Au creux de ce petit bout de montagne, se raconte pourtant une toute autre histoire. Celle d’un inexorable déclin que le couple d’apiculteurs veut à tout prix essayer d’enrayer. « Cela fait dix ans que nous travaillons avec les abeilles mais seulement trois en tant que professionnels. Nous nous sommes installés au pire des moments », explique Jonathan. Dans ces années 2012, 2013 et 2014 où l’apiculture française assiste impuissante à la disparition de ses cheptels. « La saison dernière, notre production a par exemple chuté de 80% », dit encore l’apiculteur. Le ton employé est aussi doux que cette réalité est dure à entendre. Et sûrement plus encore à vivre. Alors, Le Rucher des noisetiers a décidé de se diversifier. Sans se plaindre et, toujours, avec la même volonté d’innover.
Le choix d’une apiculture sédentarisée
Posées en contrebas de ce joli vallon escarpé, 200 ruches font face au massif du Vieux Chaillol. Derrière elles, plusieurs bandes de fleurs agrémentent une petite prairie doucement caressée par le vent chaud de l’été. A première vue, difficile de décoder ce décor alpestre. Pourtant, ici, tout a une fonction, un rôle bien précis. Celui du choix assumé d’une apiculture sédentarisée où la transhumance des ruchers se voit de plus en plus espacée. L’explication est simple. « En fleurissant ainsi notre ferme, nous contrôlons à la fois la qualité et la quantité des fleurs pour nos abeilles. Surtout, reprend Jonathan Challet, nous misons sur le fait que les floraisons s’échelonneront de mars à octobre. »
Contre le fauchage prématuré du trèfle, de la luzerne et du lotier des Alpes qui empêche leurs abeilles de butiner. Contre le climat, pourtant méditerranéen, d’une région où la saison chaude connaît des amplitudes de températures pouvant varier de 15°C en moins d’une journée. Bref, contre ce véritable challenge qui consiste à faire pousser fleurs et légumes en pleine montagne, Clémentine et Jonathan Challet ont opté pour la construction d’une « Walipini ».
Grâce à l’utilisation de la chaleur naturelle de la terre (d’environ 12°C à un mètre et demi de profondeur, ndlr), combinée à l’installation d’une large verrière installée sur le coteau exposé plein-sud du Rucher des noisetiers, cette serre bioclimatique semi-enterrée permettra de capter les rayons du soleil. En hiver comme en été. « Et, s’il fait trop chaud ou que nous connaissons d’autres mois de juillet aussi secs que celui que nous venons de vivre, complète Clémentine, nous installerons une pergola avec vigne, histoire de préserver nos cultures du soleil. »

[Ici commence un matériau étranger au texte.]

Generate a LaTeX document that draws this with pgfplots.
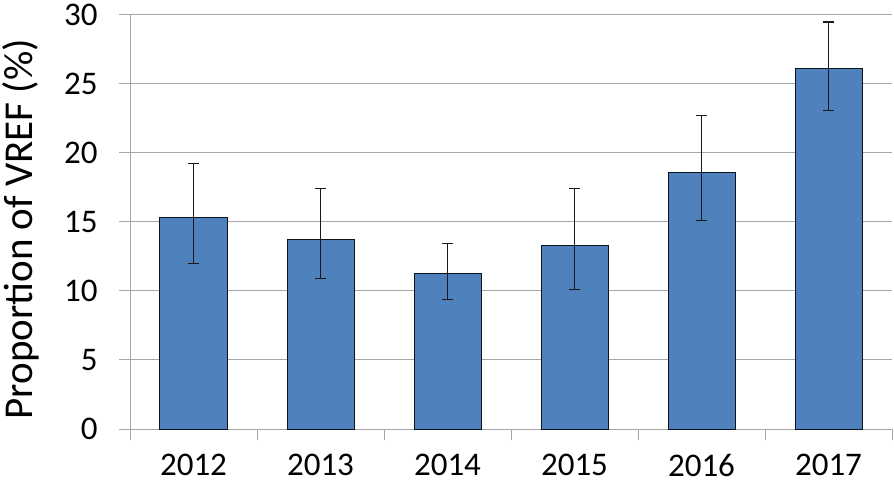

Eco-construction participative
Audacieux et expérimental, ce chantier ne se fera pas tout seul. « Comme lors du creusement de notre mare ou de la construction de l’atelier-menuiserie, des membres de l’Amap du Champsaur nous ont dit qu’ils viendraient nous aider », assure Jonathan Challet. Une fois lancée, cette éco-construction participative devrait durer des semaines. Et permettre non seulement au couple de diversifier son mode de production en fleurs mais également de se lancer dans le maraîchage. « Cette serre viendra compléter la production de notre jardin, indique Clémentine qui a suivi, au printemps dernier, la formation Horizon permaculture de Lussault-sur-Loire, en Touraine. Nous pourrons ainsi cultiver des fèves, des pois et des épinards pendant l’hiver ; des tomates, des aubergines et des poivrons durant l’été. »
Tous ces produits seront ensuite vendus via l’Amap du Champsaur ou sur les marchés de producteurs de la région. Comme en ce mardi 21 juillet – jour anniversaire de Clémentine et de sa petite Julianne – où, pour la première fois, en plus de son miel de montagne et de ses produits transformés par La Confiserie alpine, le couple a pu proposer aux habitants et aux touristes, venus visiter la commune de Pont-du-Fossé (Alpes du Sud), sa première récolte maraîchère. Une diversification prolongée par un tout autre projet : le futur aménagement d’un gîte de 200 m2 avec salle d’accueil pédagogique sur l’histoire du miel et celle de la « Walipini ». Ce concept agricole vieux-comme-le-monde qui devrait permettre à ce havre de paix qu’est Le Rucher des noisetiers de perdurer. A l’infini.